Canadians opted for a firm but polite no. Prime Minister Mark Carney’s Liberal Party was reelected after the former central banker promised he will “dramatically reduce” the country’s reliance on the United States, though appeared on track to fall just short of an outright majority in the House of Commons.
To the Victor Go the Oils
Canada was left off of the now-famous tariff chart that Trump held up in the Rose Garden earlier this month, with goods exempted under the United States-Mexico-Canada Agreement. But its automobile, aluminum and steel exports to the US are now subject to a 25% levy while Carney promised to meet Washington’s trade war with a hard-nosed response — or “elbows up” as he put it, borrowing the language of hockey.
The former governor of the Bank of Canada and Bank of England, who was sworn in last month before calling a snap election, said on the campaign trail that the “old relationship” between the US and Canada is “over.” That old relationship, as it happens, has left Canada massively exposed to a trade war, with 75% of its exports sent to the US. Last month, the government launched a C$5 billion ($3.6 billion) program to help exporters find new markets. Among its potential expanded trading partners are friends and foes:
- The EU and Canada locked into their own free trade agreement in 2017, and bilateral trade has soared 65% since, according to the European Commission.

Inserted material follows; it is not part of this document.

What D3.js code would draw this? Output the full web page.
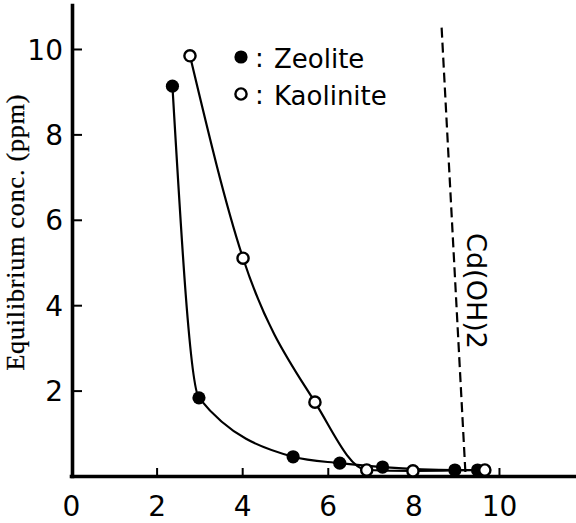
<!DOCTYPE html>
<html>
<head>
<meta charset="utf-8">
<script src="https://cdn.jsdelivr.net/npm/d3@7"></script>
<style>
  html, body { margin: 0; padding: 0; background: #fff; }
  svg { display: block; }
</style>
</head>
<body>
<svg id="chart" width="576" height="523"></svg>
<script>
// ---------------------------------------------------------
// Cd adsorption: equilibrium conc. vs pH (zeolite / kaolinite)
// ---------------------------------------------------------

// Zeolite (filled markers)
const ZEO_X = [2.37, 2.99, 5.19, 6.28, 7.28, 8.97, 9.5];
const ZEO_Y = [9.13, 1.83, 0.45, 0.30, 0.21, 0.14, 0.14];

// Kaolinite (open markers)
const KAO_X = [2.78, 4.02, 5.70, 6.91, 7.99, 9.67];
const KAO_Y = [9.84, 5.10, 1.73, 0.14, 0.12, 0.14];

// Cd(OH)2 precipitation boundary (dashed)
const CDOH_X = [8.66, 9.22];
const CDOH_Y = [10.5, 0];

const X_TICKS = [0, 2, 4, 6, 8, 10];
const Y_TICKS = [2, 4, 6, 8, 10];

const Y_TITLE = "Equilibrium conc. (ppm)";
const LEGEND = ["Zeolite", "Kaolinite"];
const CDOH_LABEL = "Cd(OH)2";

// -------------------------------------------------------
// SCALES
// -------------------------------------------------------
const svg = d3.select("#chart");
const x = d3.scaleLinear().domain([0, 11.8]).range([71, 576]);
const y = d3.scaleLinear().domain([0, 11.03]).range([476, 5]);

const TICK_FONT = "'DejaVu Sans', sans-serif";

// -------------------------------------------------------
// AXES (ticks point inward)
// -------------------------------------------------------
const xAxis = svg.append("g")
  .attr("transform", `translate(0,${y(0)})`)
  .call(d3.axisBottom(x).tickValues(X_TICKS).tickSize(-8).tickSizeOuter(0).tickPadding(20));

const yAxis = svg.append("g")
  .attr("transform", `translate(${x(0) + 1},0)`)
  .call(d3.axisLeft(y).tickValues(Y_TICKS).tickSize(-10).tickSizeOuter(0).tickPadding(9));

[xAxis, yAxis].forEach(g => {
  g.select(".domain").attr("stroke", "#000").attr("stroke-width", 3.6).attr("stroke-linecap", "square");
  g.selectAll(".tick line").attr("stroke", "#000").attr("stroke-width", 2);
  g.selectAll(".tick text")
    .attr("fill", "#000")
    .style("font-family", TICK_FONT)
    .style("font-size", "28px");
});
// no tick mark at x = 0
xAxis.selectAll(".tick").filter(d => d === 0).select("line").remove();
yAxis.selectAll(".tick text").attr("dy", "0.36em");

// y axis title
svg.append("text")
  .attr("transform", `translate(24,${y(5.7)}) rotate(-90)`)
  .attr("text-anchor", "middle")
  .attr("textLength", 276)
  .attr("lengthAdjust", "spacing")
  .attr("stroke", "#000")
  .attr("stroke-width", 0.3)
  .style("font-family", "'Liberation Serif', 'Times New Roman', serif")
  .style("font-size", "26px")
  .text(Y_TITLE);

// -------------------------------------------------------
// Cd(OH)2 DASHED LINE
// -------------------------------------------------------
svg.append("line")
  .attr("x1", x(CDOH_X[0])).attr("y1", y(CDOH_Y[0]))
  .attr("x2", x(CDOH_X[1])).attr("y2", y(CDOH_Y[1]))
  .attr("stroke", "#000")
  .attr("stroke-width", 2.2)
  .attr("stroke-dasharray", "10,5");

svg.append("text")
  .attr("transform", `translate(467,291) rotate(90)`)
  .attr("text-anchor", "middle")
  .style("font-family", TICK_FONT)
  .style("font-size", "27px")
  .text(CDOH_LABEL);

// -------------------------------------------------------
// CURVES + MARKERS
// -------------------------------------------------------
const line = d3.line()
  .x(d => x(d[0]))
  .y(d => y(d[1]))
  .curve(d3.curveMonotoneX);

const series = [
  { pts: d3.zip(ZEO_X, ZEO_Y), filled: true },
  { pts: d3.zip(KAO_X, KAO_Y), filled: false }
];

series.forEach(s => {
  svg.append("path")
    .datum(s.pts)
    .attr("d", line)
    .attr("fill", "none")
    .attr("stroke", "#000")
    .attr("stroke-width", 2.2);
});

series.forEach(s => {
  svg.append("g")
    .selectAll("circle")
    .data(s.pts)
    .join("circle")
    .attr("cx", d => x(d[0]))
    .attr("cy", d => y(d[1]))
    .attr("r", s.filled ? 6.6 : 5.6)
    .attr("fill", s.filled ? "#000" : "#fff")
    .attr("stroke", "#000")
    .attr("stroke-width", s.filled ? 0 : 2.4);
});

// -------------------------------------------------------
// LEGEND
// -------------------------------------------------------
const legend = svg.append("g");
LEGEND.forEach((name, i) => {
  const cy = 57 + i * 37;
  legend.append("circle")
    .attr("cx", 241).attr("cy", cy)
    .attr("r", i === 0 ? 6.6 : 5.6)
    .attr("fill", i === 0 ? "#000" : "#fff")
    .attr("stroke", "#000")
    .attr("stroke-width", i === 0 ? 0 : 2.4);
  legend.append("text")
    .attr("x", 255).attr("y", cy + 10)
    .style("font-family", TICK_FONT)
    .style("font-size", "26px")
    .text(":");
  legend.append("text")
    .attr("x", 274).attr("y", cy + 11)
    .style("font-family", TICK_FONT)
    .style("font-size", "26px")
    .text(name);
});
</script>
</body>
</html>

European Commission President Ursula von der Leyen said, after a call with Carney earlier this month, that they discussed “open and predictable trade” as well as the EU’s “enhanced cooperation” with the members of the CPTPP trade agreement that includes Canada, the UK, Australia, Japan, Vietnam, Malaysia, Mexico, and Chile.
- While Carney has cautioned that China is Canada’s “largest geopolitical threat,” it is also Canada’s second-largest trading partner and increasingly interested in Canadian oil amid its own trade war with the US. China ramped up its crude imports from Vancouver in March to a record 7.3 million barrels, according to Vortexa data obtained by Bloomberg, as it slashed oil purchases from the US by 90%.
A record 12.5 million metric tons of crude oil was exported from Vancouver last year, a 527% increase thanks to the opening of a significant new pipeline project. Since last May, more than half of crude leaving Vancouver has gone to Asia, which previously received only a small fraction.
Resourcefulness: A worst-case scenario — a prolonged trade war between the US and Canada including 25% tariffs on Canadian imports — would damage the US economy to the tune of 1.9% of GDP by 2030, a Deloitte analysis found last month. Much of that comes down to the country’s vast resource economy: Canada is the US’ biggest foreign supplier of crude, the source of roughly 60% of its imports. It’s also the US’ top source of mineral and aluminum imports (the latter of which has been hit with a 25% levy, leading to some aluminum already diverting to Europe amid forecasts that the tariff will raise prices in the US more than anywhere else). Carney, meanwhile, suggested last week that he’s in no rush to make a trade deal with Trump, stating that plans to cut interprovincial trade barriers and kick off housing and resource developments will stimulate the domestic economy and offer “leverage in the negotiation.”